Well how’s that for perspective? I chose to be sick in Germany and London, and many cities in between and am better because of it.
That’s not to say it wasn’t and isn’t hard. I had to get my prescriptions extended for the time I would be travelling abroad, and I had to let my insurance company know I would be studying abroad so they would pay for it. I had to figure out who to tell and who to contact if there was an emergency and how to adjust and a lot of other things I figured out on the fly rather than any actual planning.
For instance, if I stand still for more than a few minutes, I pass out, so rush hour on the London Tube posed a bit of a problem. Eventually I got the hang of it, figuring out which times were better, and which compartment to go towards, and that I can actually lean on the wall of the train if I need to.
I’ve also learned that you can’t plan for everything, and sometimes despite your best efforts you need assistance, whether it be a trip to the A&E with the lovely CAPA staff, or a coffee break with someone just to de-stress. Those things are okay, and do not ruin the trip or devalue your worth as a global student.

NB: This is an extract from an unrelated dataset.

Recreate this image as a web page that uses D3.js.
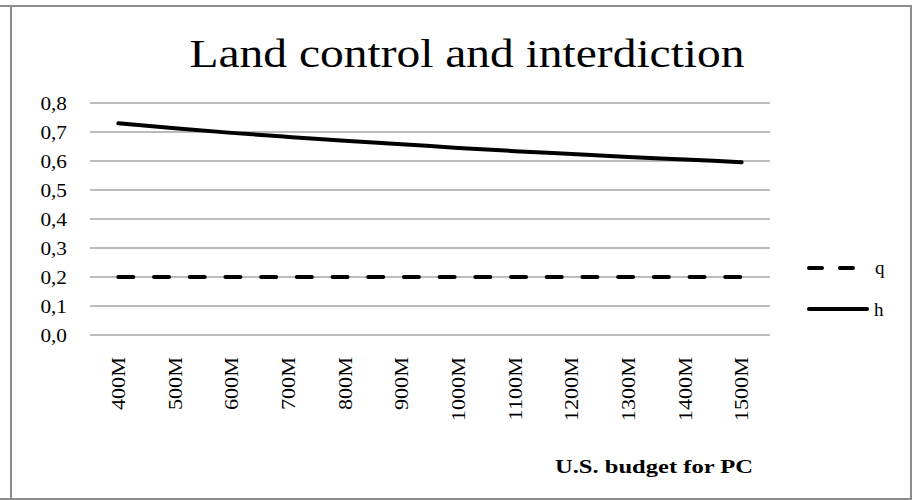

Actually, I learned a lot about healthcare in England and have some really funny stories to tell.
The point is, the United States doesn’t have the unique edge of being the only country in the world with sick or disabled people. Chances are other countries, such as the study abroad location of your dreams, can accommodate you. You may have to work more closely with the staff there, have more to prepare for before leaving, or have more to figure out once you get there, but you can get there.
I’m not saying it will be easy, or that it will be amazing 24/7 - after all it took me a week and a half of agonizing tube rides before I figured that system out - but what I am definitely saying is that it will be worth it.